What’s a good method for interpreting the results of a model with two continuous predictors and their interaction?

Let’s start by looking at a model without an interaction. In the model below, we regress a subject’s hip size on their weight and height. Height and weight are centered at their means.

Imagine you have a group of people with the same height, but varying weights. Logically we would expect people’s hip sizes to be larger if they are heavier. In other words, “keeping height constant, as weight increases, hip size increases”.

Likewise, imagine a group of people with the same weight, but varying heights. Logically we would expect hip sizes to be smaller if they are taller (remember, they’re all the same weight. For a taller person to be the same weight, they are going to be thinner). This interpretation can be, “keeping weight constant, as height increases hip size decreases.

Indeed, we see these logical results. We see from the output that keeping weight constant, for every one unit increase in height, hip size decreases by 0.48 inches.

In addition, keeping height constant, increasing weight by one pound increases hip size by 0.13 inches.

But this model requires that the effect of increasing weight on hip size is constant at each height. Maybe it’s not. Is the change in hip size per one pound change in weight the same for people that are 60 inches tall as it is for people that are 72 inches tall? We need to add an interaction to determine that.

Indeed, we have a small but significant interaction. This tells us that the effect of an additional pound of weight on hip size is not the same for each height.

As height increases each inch, the effect of an additional pound of weight on hip size decreases by .01 inches. But what does that mean?

This is a situation where a graph can be worth a thousand words. Let’s graph these results using a contour graph.

The graph below is the predicted hip size for the 403 subjects in the data set. Ranges of predicted hip size are color coded to help interpret the relationship that weight and height have on hip size. The color coded scale is shown on the right side of the graph.

Each color represents a 6” range of predicted values. Blue represents the smallest hip sizes and red represents the largest.

We can see from the graph that the rate of change from one range of hip size to the next is lower for taller people as compared to shorter people.

For example, people who are 60” tall have quickly increasing hip sizes as weight increases a pound. Start at the left side of the graph along the solid line and move to the right as weight increases. Hip sizes quickly go from the blue range (30-36”) to green, and on to red (60” plus). So a one-pound increase in weight has a large impact on the hip size of short people.
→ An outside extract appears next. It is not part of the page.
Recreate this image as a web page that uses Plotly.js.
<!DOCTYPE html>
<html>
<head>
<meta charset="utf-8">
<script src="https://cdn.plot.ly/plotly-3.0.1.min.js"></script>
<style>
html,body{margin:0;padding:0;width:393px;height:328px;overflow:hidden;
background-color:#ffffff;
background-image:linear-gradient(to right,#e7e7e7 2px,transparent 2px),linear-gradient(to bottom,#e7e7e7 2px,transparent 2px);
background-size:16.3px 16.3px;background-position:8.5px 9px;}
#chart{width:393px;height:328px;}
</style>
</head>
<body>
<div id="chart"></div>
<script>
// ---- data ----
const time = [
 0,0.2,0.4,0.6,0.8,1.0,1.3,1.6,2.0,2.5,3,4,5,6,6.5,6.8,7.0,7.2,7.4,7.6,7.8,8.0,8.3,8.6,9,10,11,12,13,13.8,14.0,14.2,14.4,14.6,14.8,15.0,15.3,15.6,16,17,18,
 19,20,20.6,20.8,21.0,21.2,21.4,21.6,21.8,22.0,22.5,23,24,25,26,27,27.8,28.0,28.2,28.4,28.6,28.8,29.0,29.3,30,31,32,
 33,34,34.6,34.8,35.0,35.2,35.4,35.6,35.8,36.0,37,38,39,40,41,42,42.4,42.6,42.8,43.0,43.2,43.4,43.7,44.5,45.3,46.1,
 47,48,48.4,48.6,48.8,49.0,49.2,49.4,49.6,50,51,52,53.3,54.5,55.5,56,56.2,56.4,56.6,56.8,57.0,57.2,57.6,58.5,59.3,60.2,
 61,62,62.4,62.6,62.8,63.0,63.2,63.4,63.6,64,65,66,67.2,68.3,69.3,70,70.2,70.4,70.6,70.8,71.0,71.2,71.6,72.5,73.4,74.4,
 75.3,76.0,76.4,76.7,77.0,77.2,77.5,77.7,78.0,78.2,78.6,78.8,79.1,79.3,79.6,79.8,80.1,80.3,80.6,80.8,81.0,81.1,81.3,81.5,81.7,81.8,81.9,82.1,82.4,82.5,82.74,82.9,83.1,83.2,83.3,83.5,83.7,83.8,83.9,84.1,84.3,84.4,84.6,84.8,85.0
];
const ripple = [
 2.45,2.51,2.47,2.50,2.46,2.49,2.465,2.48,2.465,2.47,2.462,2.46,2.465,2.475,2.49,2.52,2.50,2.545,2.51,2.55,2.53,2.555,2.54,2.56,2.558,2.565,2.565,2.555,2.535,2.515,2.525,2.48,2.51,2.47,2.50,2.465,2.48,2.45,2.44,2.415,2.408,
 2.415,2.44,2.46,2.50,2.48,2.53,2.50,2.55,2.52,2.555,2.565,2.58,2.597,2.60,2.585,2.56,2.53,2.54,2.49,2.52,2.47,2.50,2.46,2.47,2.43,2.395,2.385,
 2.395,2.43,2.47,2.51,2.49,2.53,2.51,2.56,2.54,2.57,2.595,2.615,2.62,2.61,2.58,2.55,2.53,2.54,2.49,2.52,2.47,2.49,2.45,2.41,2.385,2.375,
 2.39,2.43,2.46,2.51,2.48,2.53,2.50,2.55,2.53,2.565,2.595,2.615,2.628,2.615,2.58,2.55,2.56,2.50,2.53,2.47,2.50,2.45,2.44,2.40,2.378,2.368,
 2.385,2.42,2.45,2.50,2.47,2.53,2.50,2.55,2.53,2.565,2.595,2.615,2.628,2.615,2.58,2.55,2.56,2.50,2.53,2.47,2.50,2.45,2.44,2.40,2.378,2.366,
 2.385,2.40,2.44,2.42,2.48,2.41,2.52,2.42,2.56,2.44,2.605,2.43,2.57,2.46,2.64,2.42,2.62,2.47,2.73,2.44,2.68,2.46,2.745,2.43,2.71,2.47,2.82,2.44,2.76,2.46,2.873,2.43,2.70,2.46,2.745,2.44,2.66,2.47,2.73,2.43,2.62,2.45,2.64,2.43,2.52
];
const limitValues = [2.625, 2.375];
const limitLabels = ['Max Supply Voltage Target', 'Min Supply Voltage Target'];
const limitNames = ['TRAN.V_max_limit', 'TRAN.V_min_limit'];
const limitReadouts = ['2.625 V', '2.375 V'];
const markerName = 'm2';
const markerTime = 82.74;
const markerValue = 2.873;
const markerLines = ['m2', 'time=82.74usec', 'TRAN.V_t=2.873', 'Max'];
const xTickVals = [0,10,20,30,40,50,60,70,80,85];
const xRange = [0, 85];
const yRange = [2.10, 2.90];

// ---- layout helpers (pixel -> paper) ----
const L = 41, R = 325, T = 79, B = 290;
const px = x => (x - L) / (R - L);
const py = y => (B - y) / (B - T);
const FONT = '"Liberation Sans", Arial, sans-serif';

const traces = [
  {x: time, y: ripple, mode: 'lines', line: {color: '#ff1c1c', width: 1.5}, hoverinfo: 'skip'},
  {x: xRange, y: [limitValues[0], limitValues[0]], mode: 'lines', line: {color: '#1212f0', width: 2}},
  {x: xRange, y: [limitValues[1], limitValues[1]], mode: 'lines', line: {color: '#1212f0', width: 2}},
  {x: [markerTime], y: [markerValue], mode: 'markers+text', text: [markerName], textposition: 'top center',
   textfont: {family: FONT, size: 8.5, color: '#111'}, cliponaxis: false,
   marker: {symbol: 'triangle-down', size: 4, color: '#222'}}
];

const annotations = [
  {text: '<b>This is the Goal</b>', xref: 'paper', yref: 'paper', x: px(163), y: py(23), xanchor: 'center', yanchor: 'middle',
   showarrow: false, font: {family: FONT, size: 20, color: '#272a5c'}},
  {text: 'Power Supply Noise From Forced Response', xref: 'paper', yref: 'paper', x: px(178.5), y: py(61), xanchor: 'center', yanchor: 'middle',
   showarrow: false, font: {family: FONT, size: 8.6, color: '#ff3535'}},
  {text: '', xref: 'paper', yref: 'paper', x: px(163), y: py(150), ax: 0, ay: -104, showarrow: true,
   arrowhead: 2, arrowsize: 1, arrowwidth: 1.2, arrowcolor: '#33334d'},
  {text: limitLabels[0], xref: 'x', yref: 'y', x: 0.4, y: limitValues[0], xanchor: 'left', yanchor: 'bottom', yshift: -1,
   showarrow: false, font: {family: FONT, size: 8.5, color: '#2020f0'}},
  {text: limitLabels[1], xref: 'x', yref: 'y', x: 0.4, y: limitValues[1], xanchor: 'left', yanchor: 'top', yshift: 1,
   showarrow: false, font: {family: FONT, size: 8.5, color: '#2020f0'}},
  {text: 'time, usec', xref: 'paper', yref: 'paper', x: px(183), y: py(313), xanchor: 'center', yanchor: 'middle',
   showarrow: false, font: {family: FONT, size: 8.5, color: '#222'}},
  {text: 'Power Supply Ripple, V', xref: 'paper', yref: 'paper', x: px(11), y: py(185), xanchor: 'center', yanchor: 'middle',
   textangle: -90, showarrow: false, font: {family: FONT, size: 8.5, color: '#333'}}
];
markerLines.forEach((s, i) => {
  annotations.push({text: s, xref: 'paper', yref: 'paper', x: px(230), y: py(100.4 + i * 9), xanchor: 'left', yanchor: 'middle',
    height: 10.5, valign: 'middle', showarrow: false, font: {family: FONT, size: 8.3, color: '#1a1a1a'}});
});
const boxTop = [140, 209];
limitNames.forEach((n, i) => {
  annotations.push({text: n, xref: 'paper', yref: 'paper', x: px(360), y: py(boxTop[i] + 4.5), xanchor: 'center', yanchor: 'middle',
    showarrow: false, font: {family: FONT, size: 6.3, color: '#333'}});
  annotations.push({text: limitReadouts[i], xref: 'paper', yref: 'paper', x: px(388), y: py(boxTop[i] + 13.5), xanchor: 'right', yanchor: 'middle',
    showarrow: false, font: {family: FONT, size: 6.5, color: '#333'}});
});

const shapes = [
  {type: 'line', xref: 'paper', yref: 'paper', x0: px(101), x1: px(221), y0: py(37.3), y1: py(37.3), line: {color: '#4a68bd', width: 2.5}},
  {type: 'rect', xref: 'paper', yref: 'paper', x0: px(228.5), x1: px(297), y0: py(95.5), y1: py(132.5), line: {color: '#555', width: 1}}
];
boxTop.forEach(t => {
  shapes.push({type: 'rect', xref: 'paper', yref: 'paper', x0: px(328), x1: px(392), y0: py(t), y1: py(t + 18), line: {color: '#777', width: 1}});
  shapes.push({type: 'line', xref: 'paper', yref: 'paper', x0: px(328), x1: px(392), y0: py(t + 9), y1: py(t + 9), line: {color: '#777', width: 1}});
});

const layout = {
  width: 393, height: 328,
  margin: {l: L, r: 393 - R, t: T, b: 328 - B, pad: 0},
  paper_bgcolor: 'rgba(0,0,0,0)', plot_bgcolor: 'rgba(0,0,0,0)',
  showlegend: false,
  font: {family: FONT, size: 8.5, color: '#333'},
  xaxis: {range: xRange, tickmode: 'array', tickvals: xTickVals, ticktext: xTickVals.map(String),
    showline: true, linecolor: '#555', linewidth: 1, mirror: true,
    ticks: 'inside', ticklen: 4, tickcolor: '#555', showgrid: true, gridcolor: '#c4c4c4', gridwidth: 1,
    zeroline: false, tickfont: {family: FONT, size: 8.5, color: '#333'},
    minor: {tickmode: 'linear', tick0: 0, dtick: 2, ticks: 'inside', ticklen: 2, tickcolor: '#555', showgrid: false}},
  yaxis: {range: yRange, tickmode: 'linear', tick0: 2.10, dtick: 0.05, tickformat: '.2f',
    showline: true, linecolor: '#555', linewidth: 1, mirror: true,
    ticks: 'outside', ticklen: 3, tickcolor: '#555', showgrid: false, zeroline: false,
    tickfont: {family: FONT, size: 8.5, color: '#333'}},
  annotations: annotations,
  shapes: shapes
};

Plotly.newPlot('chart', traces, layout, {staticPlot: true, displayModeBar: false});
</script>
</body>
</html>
That’s not true for tall people. For example, people who are 72” tall (six feet), move more slowly from one hip size to the next. Start at the left side of the graph along the dashed grey line and move to the right as weight increases. The color bands are wider because a one-pound increase in weight doesn’t affect their hip size as much. In fact, people who are taller than 70 inches have a maximum hip size of 54 inches.

Explaining interactions between continuous variables to those not well versed on the subject or understanding them yourself can be a cause for sweaty palms and increased heart rate. But, if you use this visual method for interpretation of your results, your only known side effects will be “a sense of calm and tranquility.”

*Jeff Meyer is a statistical consultant with The Analysis Factor, a stats mentor for Statistically Speaking membership, and a workshop instructor. Read more about Jeff here*.

Carol says

Can you share the SPSS code for this?

Jeff Meyer says

It will be challenging to recreate this graph using SPSS. SAS and R should be able to create this type of graph. Stata, R and SAS allow using multiple values of the continuous predictors within one marginal means code (emmeans, margins commands) to produce the predicted marginal means. SPSS only allows you to use one value at a time. The key is to output the marginal means for a series of values for each of the continuous predictors. The combinations of the predictor values combined with the predicted marginal means are then graphed. Stata’s command for this type of graph is twoway contour. R and SAS should have a similar type of graph.

Winthrop Morgan says

Great information!

How can we do this in Excel?

(Asking for a friend 🙂 )

Jeff Meyer says

This is all done within the statistical software. The predicted outcomes are generated by the statistical model and are then graphed using the statistical software. I’m not sure if Excel can accurately produce this type of analysis.

Stu Goldberg says

Does ggplot in r offer such a plot?

Bill Simons says

2D contours of a 3D surface

https://ggplot2.tidyverse.org/reference/geom_contour.html

Farhan says

Hi Jeff,

I agree with Polly. This is an interesting and very useful graph. Could you please share the Stata code for creating this graph?

Many Thanks.

Farhan

Jeff Meyer says

Hi,

Here is a link to a demonstration of how to produce graphs with output from the margins command:

https://www.stata.com/stata-news/news32-1/spotlight/

Jeff

Saiful says

Hello Jeff,

Any link for SAS or R users? Thanks

Saiful

Polly says

Hi Jeff,

This is an interesting and useful graph. What do you use to make the graph? Can you share the codes? Thanks.